Роман “Харбинские мотыльки” Андрея Иванова завоевал сразу две литературные премии: “Новую словесность” (2014) и премию журнала “Звезда” (2014). Андрей Иванов в самом деле приятно удивил многих, даже своих горячих поклонников. Удивил настолько, что с выходом “Харбинских мотыльков” его прежние книги (“Путешествие Ханумана на Лолланд”, “Копенгага”, “Бизар”) стали восприниматься как этапные – зондирование почвы, тренировка.
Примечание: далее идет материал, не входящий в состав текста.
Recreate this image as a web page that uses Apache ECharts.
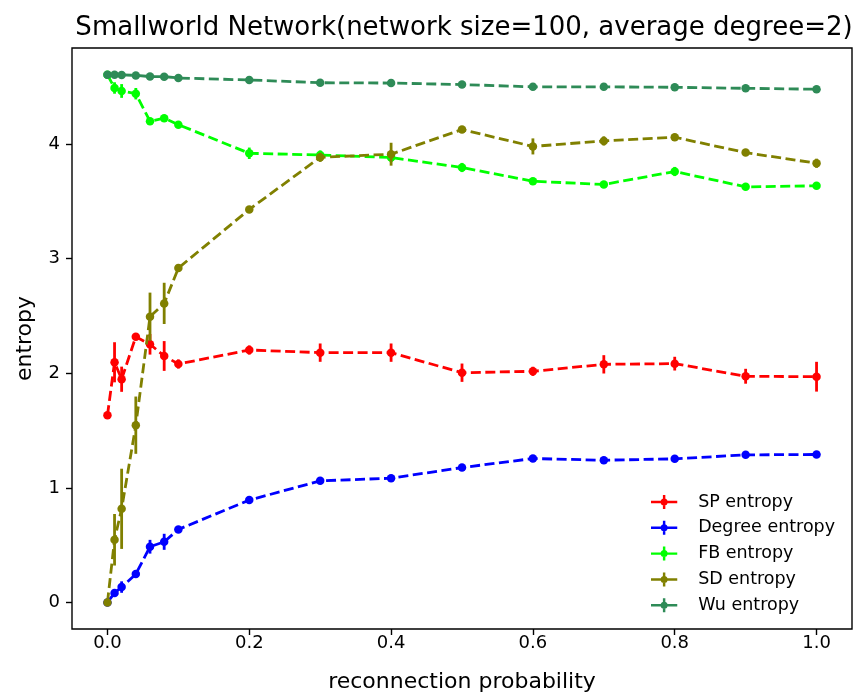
<!DOCTYPE html>
<html>
<head>
<meta charset="utf-8">
<script src="https://cdn.jsdelivr.net/npm/echarts@6/dist/echarts.min.js"></script>
<style>
  html, body { margin: 0; padding: 0; background: #fff; }
  #chart { width: 854px; height: 695px; }
</style>
</head>
<body>
<div id="chart"></div>
<script>
// reconnection probability
var probs = [0, 0.01, 0.02, 0.04, 0.06, 0.08, 0.1, 0.2, 0.3, 0.4, 0.5, 0.6, 0.7, 0.8, 0.9, 1.0];

var spEntropy = [1.634, 2.096, 1.948, 2.319, 2.253, 2.151, 2.081, 2.203, 2.18, 2.18, 2.005, 2.017, 2.078, 2.084, 1.974, 1.97];
var spErr = [0, 0.175, 0.11, 0.03, 0.09, 0.13, 0.04, 0.04, 0.08, 0.08, 0.08, 0.04, 0.08, 0.06, 0.065, 0.13];

var degreeEntropy = [0, 0.082, 0.134, 0.247, 0.486, 0.529, 0.637, 0.893, 1.061, 1.084, 1.177, 1.256, 1.241, 1.253, 1.288, 1.291];
var degreeErr = [0, 0.03, 0.05, 0.03, 0.06, 0.07, 0.02, 0.02, 0.02, 0.02, 0.02, 0.02, 0.02, 0.02, 0.02, 0.02];

var fbEntropy = [4.605, 4.49, 4.464, 4.44, 4.2, 4.226, 4.17, 3.92, 3.905, 3.883, 3.796, 3.676, 3.648, 3.761, 3.627, 3.636];
var fbErr = [0, 0.05, 0.06, 0.05, 0.02, 0.02, 0.02, 0.05, 0.04, 0.04, 0.04, 0.02, 0.02, 0.04, 0.02, 0.02];

var sdEntropy = [0, 0.547, 0.817, 1.547, 2.494, 2.61, 2.918, 3.43, 3.885, 3.912, 4.127, 3.98, 4.028, 4.06, 3.926, 3.833];
var sdErr = [0, 0.225, 0.35, 0.25, 0.21, 0.18, 0.02, 0.02, 0.04, 0.1, 0.02, 0.07, 0.04, 0.02, 0.02, 0.04];

var wuEntropy = [4.605, 4.605, 4.604, 4.6, 4.59, 4.589, 4.577, 4.56, 4.536, 4.533, 4.52, 4.5, 4.5, 4.496, 4.487, 4.479];
var wuErr = [0, 0, 0, 0, 0, 0, 0, 0, 0, 0, 0, 0, 0, 0, 0, 0];

var xTicks = [0, 0.2, 0.4, 0.6, 0.8, 1.0];
var yTicks = [0, 1, 2, 3, 4];

var seriesNames = ['SP entropy', 'Degree entropy', 'FB entropy', 'SD entropy', 'Wu entropy'];
var seriesValues = [spEntropy, degreeEntropy, fbEntropy, sdEntropy, wuEntropy];
var seriesErrors = [spErr, degreeErr, fbErr, sdErr, wuErr];
var colors = ['#ff0000', '#0000ff', '#00ff00', '#808000', '#2e8b57'];

var FONT = 'DejaVu Sans';
var LW = 2.8;

// legend icon: line + error bar + dot
var legendIcon = 'path://M0,6.6H30V9.4H0Z M13.6,0H16.4V16H13.6Z M11,8A4,4 0 1,1 19,8A4,4 0 1,1 11,8Z';

var chart = echarts.init(document.getElementById('chart'));

var series = [];
seriesNames.forEach(function (name, i) {
  var pts = probs.map(function (x, j) { return [x, seriesValues[i][j]]; });
  series.push({
    name: name,
    type: 'line',
    data: pts,
    symbol: 'circle',
    symbolSize: 8.5,
    showSymbol: true,
    color: colors[i],
    lineStyle: { width: LW, type: [10, 4.5], color: colors[i] },
    itemStyle: { color: colors[i] },
    animation: false,
    z: 2 + i
  });
  // error bars
  var errData = probs.map(function (x, j) { return [x, seriesValues[i][j], seriesErrors[i][j]]; });
  series.push({
    name: name,
    type: 'custom',
    data: errData,
    encode: { x: 0, y: 1 },
    animation: false,
    z: 2 + i,
    renderItem: function (params, api) {
      var x = api.value(0), y = api.value(1), e = api.value(2);
      if (!e) return null;
      var p1 = api.coord([x, y - e]);
      var p2 = api.coord([x, y + e]);
      return {
        type: 'line',
        shape: { x1: p1[0], y1: p1[1], x2: p2[0], y2: p2[1] },
        style: { stroke: colors[i], lineWidth: LW }
      };
    }
  });
});

var option = {
  backgroundColor: '#fff',
  animation: false,
  title: {
    text: 'Smallworld Network(network size=100, average degree=2)',
    left: 459,
    top: 10,
    textAlign: 'center',
    textStyle: { fontFamily: FONT, fontSize: 26, fontWeight: 'normal', color: '#000' }
  },
  grid: {
    left: 72, right: 2, top: 48, bottom: 66,
    outerBoundsMode: 'none',
    containLabel: false,
    show: true,
    borderColor: '#000',
    borderWidth: 1.4,
    backgroundColor: 'transparent'
  },
  legend: {
    orient: 'vertical',
    left: 651,
    top: 493,
    padding: 0,
    itemWidth: 30,
    itemHeight: 14,
    itemGap: 7.8,
    data: seriesNames.map(function (n) { return { name: n, icon: legendIcon }; }),
    textStyle: { fontFamily: FONT, fontSize: 17.5, color: '#000', padding: [0, 0, 0, 14] }
  },
  xAxis: {
    type: 'value',
    min: -0.05,
    max: 1.05,
    name: 'reconnection probability',
    nameLocation: 'middle',
    nameGap: 42,
    nameTextStyle: { fontFamily: FONT, fontSize: 22, color: '#000' },
    axisLine: { show: false, onZero: false },
    splitLine: { show: false },
    axisTick: { show: true, inside: false, length: 6, customValues: xTicks, lineStyle: { color: '#000', width: 1.4 } },
    axisLabel: {
      customValues: xTicks,
      margin: 5,
      fontFamily: FONT, fontSize: 18, color: '#000',
      formatter: function (v) { return v.toFixed(1); }
    }
  },
  yAxis: {
    type: 'value',
    min: -0.232,
    max: 4.839,
    name: 'entropy',
    nameLocation: 'middle',
    nameGap: 36,
    nameTextStyle: { fontFamily: FONT, fontSize: 22, color: '#000' },
    axisLine: { show: false, onZero: false },
    splitLine: { show: false },
    axisTick: { show: true, inside: false, length: 6, customValues: yTicks, lineStyle: { color: '#000', width: 1.4 } },
    axisLabel: {
      customValues: yTicks,
      margin: 12,
      fontFamily: FONT, fontSize: 18, color: '#000',
      formatter: function (v) { return String(v); }
    }
  },
  series: series
};

chart.setOption(option);
</script>
</body>
</html>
Со времен “Ханумана”, попавшего в шорт-лист “Русского Букера”, буквально за несколько лет Андрей Иванов проделывает впечатляющий путь как писатель и в первую очередь как стилист: от традиции Селина и Миллера, переплавляя практики Кнута Гамсуна, Джеймса Джойса и Вирджинии Вулф, к интонационным поискам писателей русской эмиграции (от Б. Поплавского до В. Набокова).[24]
Эта странная встреча эпох и стилей в его текстах ни в коей мере не дает нам права усомниться в оригинальности автора, упрекнуть его в эпигонстве, безудержной стилизации. Все техники сливаются в “Мотыльках” в единый импульс. Здесь напрочь исчезает автор с его интересами, симпатиями, знаниями и даже предварительным замыслом, разрешая художественной реальности самостоятельно себя творить. В интервью, публичных выступлениях и частных беседах Андрей Иванов часто говорит об “обезличенной” природе собственной прозы, о стремлении в духе Т. С. Элиота, Дж. Джойса, Дж. Апдайка максимально самоустраниться из текста, позволяя ему лишь двигаться, сочиняться в верном направлении.
Так, в его романе исчезает неискоренимое знание того, что в 1930–1940-е годы случится с Европой в целом и с Эстонией в частности. Повсюду у Иванова – неустранимое настоящее и стойкое ощущение, что может произойти все что угодно. В одном интервью Андрей Иванов сказал:
Я писал роман так, будто не знаю будущего, то есть: что не знаю, что должна случиться Вторая мировая война, что за ней последуют 50 лет в составе СССР и 20 лет псевдодемократической буржуазной республики, – будто ничего этого еще нет.